Now, Fausset asks, “Has anti-Black racism eased, or has discrimination against African Americans simply become more subtle, disguised as a web of rules embedded in regular partisan politics?” Fascinating! The hate and discrimination previously demonstrated by lynchings, church burnings, active obstruction of efforts by black citizens to vote and open declarations by state officials that blacks are inferior to whites haven’t been alleviated, they are just better “disguised”and “subtle.”

If I hadn’t featured the “Murder by Death” clip so recently, I would post it again here.

How does one subtly indicate the same level of racism as is demonstrated by church burnings and lynchings? Easy answer: one can’t. I expected the writer to deliver on his bizarre hypothesis, or at least make a heroic attempt. Nope. Instead we got…

  • A quote from  a black civil rights lawyer in Georgia and a past president of the Georgia NAACP, asserting that subtler discriminatory forces have “gotten into the system and corroded the arteries of the system,” and will require particularly nuanced legal challenges to “ferret out.” His evidence for that position? None.
  • ‘Some Black Southerners still feel that kind of racism deeply.” Well, since the mainstream media and Democrats keep insisting “that kind of racism” is pervasive, no wonder they “feel” that way.
  • A Georgetown Law professor who points to a single 1987  death penalty case and a 1986 SCOTUS decision on jury selection.
  • Statistics showing that black voting in Presidential had declined since Barack Obama was President. (Gee, how could that be?)
  • The fact that the Supreme Court finally struck down affirmative action in college admissions as discriminatory (which it is by definition).
  • The efforts by the Trump Administration to eliminate DEI programs, which are also discriminatory.

Amazingly, that’s it. That is the best the New York Times could muster to rebut Justice Alito’s majority opinion that the South has come a long way since 1965, too long a way to still treat it as an ongoing threat to black Americans’ access to the ballot box, and too long to regard most of the Voting Rights Act as fair and just in 2026.
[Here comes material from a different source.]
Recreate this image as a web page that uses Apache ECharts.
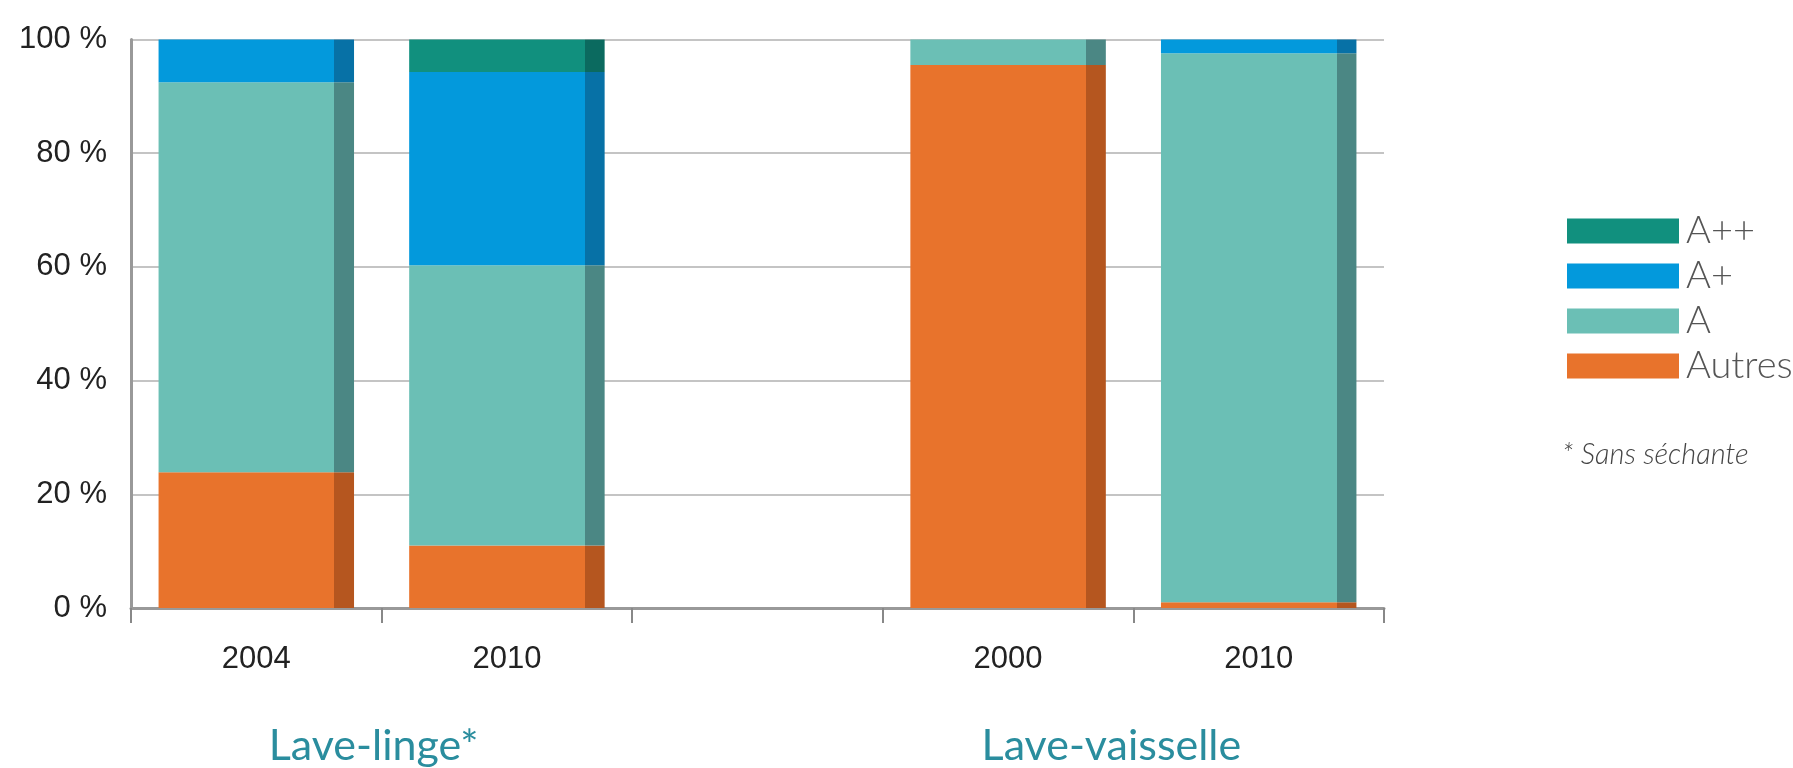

The Left still maintains that racial discrimination by whites against blacks (that’s bad discrimination, while discrimination against white Americans is good discrimination) is a perpetual cultural norm, and claims this for two reasons. One is confirmation bias, and the other is that they want this to be true, indeed need it to be true. Justice Kagan, in her almost law-free dissent, wrote that trying to find smoking-gun evidence of racist motives in redistricting laws is “well-nigh impossible.” Her solution, and that of her ideological allies, is to assume racial prejudice without evidence.